I wonder if the newsagent has any of those overseas calendars? I need to get them into the post before next Wednesday.

8 comments:

Anonymous said...

By the time I shop for Christmas cards all the nice ones are long gone ..... and why do the last few cards to arrive come from people you didn't send cards too?

J.T. Webster said...

I must admit to being a Christmasoholic! I adore everything about Christmas - except the endless shopping and busy, busy shops. But I agree, September is way too early to think about it.
I like to decorate the house and put the tree up after school finishes - that's a week before hand in New Zealand.
As Catholics, we do the midnight Mass on Christmas Eve and that is a beautiful way to start the season.
Oh dear, you have got me all excited. I have lists of things to prepare running through my head!

catdownunder said...

Mmmm...I probably need to make the effort and DO something about Christmas!

Nicole said...

Christmas is a time to celebrate life I think and being with loved ones.
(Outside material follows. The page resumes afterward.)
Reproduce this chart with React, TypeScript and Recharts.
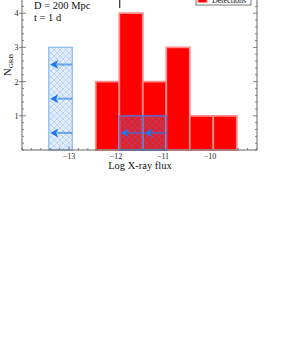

I have no interest in the apparent religious aspects of it, especially as it's a stolen/borrowed holiday ;p

http://damselinadirtydress.blogspot.com

Joanna St. James said...

I love Christmas, the shopping, the reason, the gifts, the family, the snow, I can go on and on.
I heard christmas music being played constantly at a store in Nice (late august), I dont know if they do it year round or if it was just because christmas was the next big fete. In some parts of the world we don't do halloween or thanxgiving so Xmas is it

shandy said...

Thank you for your comment on my blog.
Like you, I find it incomprehensible to have Christmas commercialism start in September. However... I have been known to buy cards in the January sales - and I often pick up presents when on my summer holiday. I hate having to look for things when the shops are crowded.

catdownunder said...

Commercial interests in Australia are starting to do Halloween - could do without it. We will end up celebrating Thanksgiving next (some people reckon we are just another American state anyway). I like to make things to give people or give them books - makes the shopping side fairly simple and is a purpose for my knitting!

catdownunder said...

Hello Shandy - yes, had to prowl over - anyone left reading this? She is a marvellous knitter of Celtic knots!